The elusive panacea for the cursed gypsies
Author: Chris Hobson
Firstly I corroborate your sentiments that much knowledge can be garnered from Roma travellers. Hence I found this work to be of a genuine interest, fundamentally as 'Roma Travellers' is a domain of the tourism academia I would not have previously considered, conceivably due to my own prejudicial stance. Ostensibly a consequence of how the population at large is socialised regarding gypsies by such films as 'Borat'! And rather ironic considering gypsies could well be deemed the only proper tourists of contemporary society as highlighted in the article. Moreover my eyes were drawn to the paper by its elucidation of large scale events of numerous gypsies in one location notably that of Appleby, England which I was unacquainted to beforehand.

The work is satisfactorily organised perhaps slightly too disproportioned in favour of descriptive material. However theoretically by means of literature the discipline of 'ethnic tourism' has been substantially researched by the author concomitant with a good knowledge of the central theories. The key characteristics of roma travellers are well elaborated in the paper as well as why these folk can be categorised as an ethnic race. Subsequently the paper pertinently highlights the conflicts of interests occurring between parties and the discriminatory attitudes which such roma travellers are confronted with dating back centuries.

To challenge your departing question, I would query the potential of getting gypsies more involved in private enterprise and commodifying them, as would they be wishing to get more involved as they themselves sometimes possess prejudicial views towards modern capitalistic society. Thus this case embodies almost a catch 22 situation. Furthermore I am sceptical about a sustainable prospect for gypsy business ventures as the article illuminates unsustainable practices transpiring within socio-cultural factors of antecedent events. In addition gypsies themselves possess little economic capital to spend in the local 'visitor economy', bringing into doubt their fiscal value as tourists or tourist hosts.
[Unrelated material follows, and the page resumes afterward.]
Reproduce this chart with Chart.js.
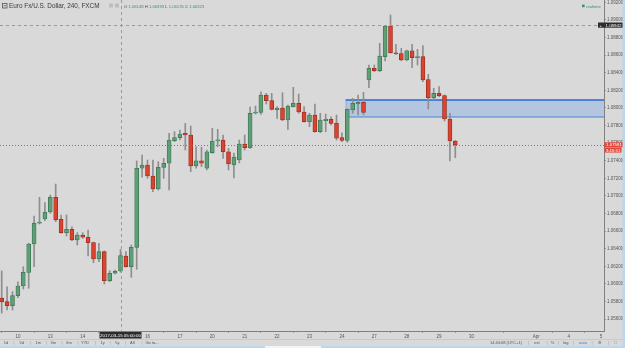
<!DOCTYPE html>
<html>
<head>
<meta charset="utf-8">
<title>Euro Fx/U.S. Dollar, 240</title>
<script src="https://cdn.jsdelivr.net/npm/chart.js@4.4.1/dist/chart.umd.min.js"></script>
<style>
  html, body { margin: 0; padding: 0; background: #d9d9d9; }
  canvas { display: block; }
</style>
</head>
<body>
<canvas id="c" width="625" height="348"></canvas>
<script>
/* ==========================
   data (4h bars, one per index)
   ========================== */
const opens = [
  1.05841, 1.05799, 1.05753, 1.05867, 1.05977, 1.06131, 1.06455, 1.06690, 1.06739, 1.06818,
  1.06985, 1.06735, 1.06583, 1.06622, 1.06500, 1.06557, 1.06531, 1.06472, 1.06284, 1.06367,
  1.06037, 1.06122, 1.06148, 1.06318, 1.06197, 1.06417, 1.07315, 1.07352, 1.07227, 1.07080,
  1.07326, 1.07372, 1.07628, 1.07663, 1.07713, 1.07693, 1.07341, 1.07401, 1.07315, 1.07492,
  1.07625, 1.07636, 1.07503, 1.07352, 1.07409, 1.07591, 1.07549, 1.07940, 1.07951, 1.08148,
  1.08083, 1.07981, 1.08000, 1.07864, 1.08015, 1.08053, 1.07955, 1.07844, 1.07920, 1.07731,
  1.07856, 1.07872, 1.07830, 1.07665, 1.07631, 1.07977, 1.08045, 1.08065, 1.08318, 1.08451,
  1.08424, 1.08583, 1.08932, 1.08628, 1.08619, 1.08545, 1.08651, 1.08572, 1.08583, 1.08324,
  1.08117, 1.08167, 1.08142, 1.07875, 1.07625
];
const highs = [
  1.06148, 1.05969, 1.05913, 1.06026, 1.06197, 1.06463, 1.06773, 1.06985, 1.06924, 1.07011,
  1.07136, 1.06784, 1.06784, 1.06651, 1.06583, 1.06583, 1.06614, 1.06477, 1.06463, 1.06375,
  1.06151, 1.06159, 1.06393, 1.06367, 1.06443, 1.07398, 1.07466, 1.07409, 1.07409, 1.07390,
  1.07428, 1.07713, 1.07731, 1.07750, 1.07826, 1.07795, 1.07560, 1.07553, 1.07523, 1.07769,
  1.07758, 1.07693, 1.07542, 1.07489, 1.07636, 1.07693, 1.08011, 1.08023, 1.08185, 1.08167,
  1.08167, 1.08015, 1.08174, 1.08034, 1.08235, 1.08159, 1.08015, 1.07940, 1.08045, 1.07940,
  1.07932, 1.07901, 1.07920, 1.07719, 1.07989, 1.08110, 1.08148, 1.08178, 1.08489, 1.08489,
  1.08735, 1.08938, 1.09057, 1.08724, 1.08678, 1.08659, 1.08724, 1.08667, 1.08708, 1.08383,
  1.08224, 1.08242, 1.08148, 1.07940, 1.07631
];
const lows = [
  1.05670, 1.05705, 1.05705, 1.05844, 1.05943, 1.05951, 1.06197, 1.06682, 1.06719, 1.06803,
  1.06708, 1.06576, 1.06546, 1.06492, 1.06443, 1.06519, 1.06318, 1.06242, 1.06253, 1.06000,
  1.06026, 1.06114, 1.06135, 1.06190, 1.06076, 1.06167, 1.07213, 1.07201, 1.07049, 1.07068,
  1.07201, 1.07068, 1.07617, 1.07636, 1.07523, 1.07276, 1.07315, 1.07333, 1.07296, 1.07485,
  1.07560, 1.07428, 1.07296, 1.07205, 1.07375, 1.07523, 1.07540, 1.07932, 1.07928, 1.08045,
  1.07977, 1.07883, 1.07856, 1.07758, 1.08011, 1.07940, 1.07838, 1.07788, 1.07724, 1.07719,
  1.07731, 1.07807, 1.07636, 1.07617, 1.07610, 1.07940, 1.07920, 1.07920, 1.08231, 1.08413,
  1.08413, 1.08534, 1.08622, 1.08608, 1.08537, 1.08537, 1.08458, 1.08489, 1.08299, 1.07989,
  1.08091, 1.08128, 1.07852, 1.07398, 1.07435
];
const closes = [
  1.05795, 1.05753, 1.05867, 1.05977, 1.06133, 1.06455, 1.06690, 1.06705, 1.06815, 1.06985,
  1.06727, 1.06583, 1.06622, 1.06500, 1.06557, 1.06531, 1.06469, 1.06284, 1.06367, 1.06037,
  1.06122, 1.06144, 1.06323, 1.06197, 1.06417, 1.07315, 1.07352, 1.07227, 1.07080, 1.07326,
  1.07372, 1.07636, 1.07663, 1.07705, 1.07693, 1.07341, 1.07401, 1.07372, 1.07503, 1.07625,
  1.07636, 1.07503, 1.07364, 1.07443, 1.07591, 1.07549, 1.07940, 1.07955, 1.08148, 1.08083,
  1.07985, 1.08000, 1.07864, 1.08023, 1.08053, 1.07955, 1.07844, 1.07920, 1.07731, 1.07864,
  1.07875, 1.07826, 1.07656, 1.07631, 1.07985, 1.08053, 1.08065, 1.07951, 1.08451, 1.08424,
  1.08591, 1.08932, 1.08628, 1.08614, 1.08545, 1.08651, 1.08572, 1.08583, 1.08318, 1.08117,
  1.08167, 1.08140, 1.07875, 1.07625, 1.07581
];

// time axis: bar index where each day starts, and its label
const dayStart  = [3, 9, 15, 21, 27, 33, 39, 45, 51, 57, 63, 69, 75, 81, 87, 99, 105, 111];
const dayLabels = ['10','13','14','15','16','17','20','21','22','23','24','27','28','29','30','Apr','4','5'];

// price axis ticks
const priceTicks = [1.056, 1.058, 1.060, 1.062, 1.064, 1.066, 1.068, 1.070, 1.072, 1.074,
                    1.076, 1.078, 1.080, 1.082, 1.084, 1.086, 1.088, 1.090, 1.092];

// drawn zone, crosshair, last price
const zoneStart = 63.7, zoneTop = 1.08091, zoneBottom = 1.07898;
const crossBar = 22, crossPrice = 1.08942, crossTime = '2017-03-15 05:00:00';
const lastPrice = 1.07581, countdown = '3:45:51';

/* ==========================
   styles
   ========================== */
const BG = '#d9d9d9';
const UP = '#5f9f78', UP_EDGE = '#3b7653';
const DN = '#d9432f', DN_EDGE = '#9c2c1d';
const WICK = '#8e8e8e';
const FONT = '"Liberation Sans", Arial, sans-serif';

const bodies = opens.map((o, i) => ({ x: i, y: [o, closes[i]] }));
const wicks  = lows.map((l, i) => ({ x: i, y: [l, highs[i]] }));
const fills  = opens.map((o, i) => closes[i] >= o ? UP : DN);
const edges  = opens.map((o, i) => closes[i] >= o ? UP_EDGE : DN_EDGE);

function box(c, x, y, w, h, bg, text, fg, font) {
  c.fillStyle = bg; c.fillRect(x, y, w, h);
  c.fillStyle = fg; c.font = font; c.textBaseline = 'middle';
  c.fillText(text, x + w / 2, y + h / 2 + 0.3);
}

/* ==========================
   extra drawing (zone, crosshair, texts)
   ========================== */
const decor = {
  id: 'decor',
  beforeDraw(chart) {
    const c = chart.ctx;
    c.save();
    c.fillStyle = BG;
    c.fillRect(0, 0, chart.width, chart.height);
    c.restore();
  },
  beforeDatasetsDraw(chart) {
    const { ctx: c, scales: { x, y }, chartArea: a } = chart;
    const x0 = x.getPixelForValue(zoneStart);
    const y0 = y.getPixelForValue(zoneTop), y1 = y.getPixelForValue(zoneBottom);
    c.save();
    c.fillStyle = 'rgba(150,182,228,0.55)';
    c.fillRect(x0, y0, a.right - x0, y1 - y0);
    c.strokeStyle = '#8fb1de'; c.lineWidth = 1;
    c.beginPath(); c.moveTo(x0 + 0.5, y0); c.lineTo(x0 + 0.5, y1); c.stroke();
    c.strokeStyle = '#2468d6'; c.lineWidth = 1.5;
    c.beginPath(); c.moveTo(x0, y0); c.lineTo(a.right, y0); c.stroke();
    c.strokeStyle = '#4a84d8'; c.lineWidth = 1.2;
    c.beginPath(); c.moveTo(x0, y1); c.lineTo(a.right, y1); c.stroke();
    c.restore();
  },
  afterDatasetsDraw(chart) {
    const { ctx: c, scales: { x, y }, chartArea: a } = chart;
    c.save();
    // last price line
    const ly = Math.round(y.getPixelForValue(lastPrice)) + 0.5;
    c.strokeStyle = '#e0503e'; c.lineWidth = 1; c.setLineDash([1, 2]);
    c.beginPath(); c.moveTo(a.left, ly); c.lineTo(a.right, ly); c.stroke();
    // crosshair
    const cx = Math.round(x.getPixelForValue(crossBar)) + 0.5;
    const cy = Math.round(y.getPixelForValue(crossPrice)) + 0.5;
    c.strokeStyle = '#9a9a9a'; c.setLineDash([3, 3]);
    c.beginPath(); c.moveTo(cx, a.top); c.lineTo(cx, a.bottom); c.stroke();
    c.beginPath(); c.moveTo(a.left, cy); c.lineTo(a.right, cy); c.stroke();
    c.restore();
  },
  afterDraw(chart) {
    const { ctx: c, scales: { x, y }, chartArea: a } = chart;
    c.save();
    c.textAlign = 'center';
    const small = '4.4px ' + FONT;

    // price axis labels
    const ly = y.getPixelForValue(lastPrice);
    box(c, a.right + 0.5, ly - 2.6, 19, 5.2, '#e0493a', lastPrice.toFixed(5), '#fff', small);
    box(c, a.right + 0.5, ly + 2.9, 17, 4.8, '#e0493a', countdown, '#fff', small);
    const cy = y.getPixelForValue(crossPrice);
    box(c, a.right - 6, cy - 2.6, 25, 5.2, '#2b2b2b', '', '#fff', small);
    c.fillStyle = '#fff'; c.font = small; c.textAlign = 'left';
    c.fillText('+', a.right - 4.5, cy + 0.3);
    c.fillText(crossPrice.toFixed(5), a.right + 1.5, cy + 0.3);
    c.textAlign = 'center';

    // time axis label
    const cx = x.getPixelForValue(crossBar);
    box(c, cx - 21, a.bottom + 1, 42, 6.5, '#2b2b2b', crossTime, '#fff', small);

    // header
    c.textAlign = 'left'; c.textBaseline = 'alphabetic';
    c.strokeStyle = '#555'; c.lineWidth = 0.8;
    c.strokeRect(2.5, 3.5, 4.5, 4.5);
    c.beginPath(); c.moveTo(3.5, 5.75); c.lineTo(6, 5.75); c.stroke();
    c.fillStyle = '#3a3a3a'; c.font = '6.4px ' + FONT;
    c.fillText('Euro Fx/U.S. Dollar, 240, FXCM', 9, 8.2);
    c.fillStyle = '#bdbdbd';
    c.fillRect(109, 3.5, 4, 4); c.fillRect(115, 3.5, 4, 4);
    const i = crossBar;
    const parts = [['O ', opens[i]], ['H ', highs[i]], ['L ', lows[i]], ['C ', closes[i]]];
    let hx = 124;
    c.font = '4.2px ' + FONT;
    parts.forEach(([k, v]) => {
      c.fillStyle = '#4a4a4a'; c.fillText(k, hx, 7.5); hx += c.measureText(k).width;
      const s = v.toFixed(5);
      c.fillStyle = '#3d9466'; c.fillText(s, hx, 7.5); hx += c.measureText(s + ' ').width;
    });
    c.fillStyle = '#3d9466'; c.fillRect(582, 4.6, 2.6, 2.6);
    c.fillText('realtime', 586, 7.5);

    // bottom toolbar
    c.strokeStyle = '#c9c9c9'; c.lineWidth = 1;
    c.beginPath(); c.moveTo(0, 339.5); c.lineTo(625, 339.5); c.stroke();
    c.font = '4px ' + FONT; c.textAlign = 'center'; c.textBaseline = 'middle';
    const left = [['1d', 6], ['5d', 21.7], ['1m', 38.3], ['3m', 53.3], ['6m', 69], ['YTD', 85],
                  ['1y', 102.7], ['5y', 117.3], ['All', 132.3], ['Go to...', 152]];
    const seps = [13.3, 30, 46, 61.7, 77.3, 95, 110, 125, 141.7, 528, 546.7, 558, 573, 591.7, 608];
    c.fillStyle = '#555';
    left.forEach(([t, px]) => c.fillText(t, px, 343));
    c.fillText('14:44:08 (UTC+1)', 506, 343);
    c.fillText('ext', 537, 343);
    c.fillText('%', 552.5, 343);
    c.fillText('log', 565.7, 343);
    c.fillText('\u2699', 600, 343);
    c.fillStyle = '#3b7bd4';
    c.fillText('auto', 583, 343);
    c.fillText('\u26F6', 615, 343);
    c.strokeStyle = '#c2c2c2';
    seps.forEach(px => { c.beginPath(); c.moveTo(px + 0.5, 341); c.lineTo(px + 0.5, 345); c.stroke(); });

    // window edges
    c.fillStyle = '#bcd6ec';
    c.fillRect(0, 346, 625, 2);
    c.fillRect(622.5, 0, 2.5, 348);
    c.fillStyle = '#f4f4f4';
    c.fillRect(265, 346, 56, 2);
    c.restore();
  }
};

/* ==========================
   chart
   ========================== */
new Chart(document.getElementById('c'), {
  type: 'bar',
  data: {
    datasets: [
      {
        label: 'body', data: bodies, grouped: false,
        backgroundColor: fills, borderColor: edges, borderWidth: 0.8, borderSkipped: false,
        barThickness: 4, minBarLength: 1.2
      },
      {
        label: 'wick', data: wicks, grouped: false,
        backgroundColor: WICK, borderWidth: 0, barThickness: 1
      }
    ]
  },
  options: {
    responsive: false,
    animation: false,
    devicePixelRatio: 1,
    layout: { padding: 0 },
    plugins: { legend: { display: false }, tooltip: { enabled: false } },
    scales: {
      x: {
        type: 'linear', offset: false,
        min: -1.7 / 5.4, max: (604 - 1.7) / 5.4,
        border: { color: '#808080' },
        grid: { drawOnChartArea: false, tickLength: 2, color: '#9a9a9a' },
        afterBuildTicks: s => { s.ticks = dayStart.map(v => ({ value: v })); },
        afterFit: s => { s.height = 17; s.paddingLeft = 0; s.paddingRight = 0; },
        ticks: {
          autoSkip: false, maxRotation: 0, padding: 1,
          color: '#555', font: { size: 4.5, family: FONT },
          callback: (v, idx) => dayLabels[idx]
        }
      },
      y: {
        position: 'right',
        min: 1.09 + 20 / 8800 - 331 / 8800, max: 1.09 + 20 / 8800,
        border: { color: '#808080' },
        grid: { drawOnChartArea: false, tickLength: 2, color: '#9a9a9a' },
        afterBuildTicks: s => { s.ticks = priceTicks.map(v => ({ value: v })); },
        afterFit: s => { s.width = 21; s.paddingTop = 0; s.paddingBottom = 0; },
        ticks: {
          padding: 1, color: '#555', font: { size: 4.5, family: FONT },
          callback: v => v.toFixed(5)
        }
      }
    }
  },
  plugins: [decor]
});
</script>
</body>
</html>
To resolve such challenges and dissipate intolerant behaviour against gypsies a quantum societal change would have to occur, which is contemporarily highly unlikely. The sole solution for one of the events discussed above I would argue is for a dialogue approach to be adopted akin to contemporary family decision making which I discussed. In which the requirements of all parties are coalesced by diplomatic conferencing e.g. local communities, gypsies.

In summation, an insightful and very well articulated attempt to discuss an underrepresented subject area. My general understanding of the argument is that the bigoted ideas which gypsies face through 'brand tarnishing' impedes this community and tourism may be another aspect of this. Lamentable considering such a segment and their ability to attract the 'tourist gaze' and worldwide recognition may indicate an economic potentiality for some isolated communities in Europe and possibly the world. And if carefully managed gypsy tourism involvement could feasibly have a future, and thus may act as a medium for reducing the traditional negative stigmatisation of gypsies.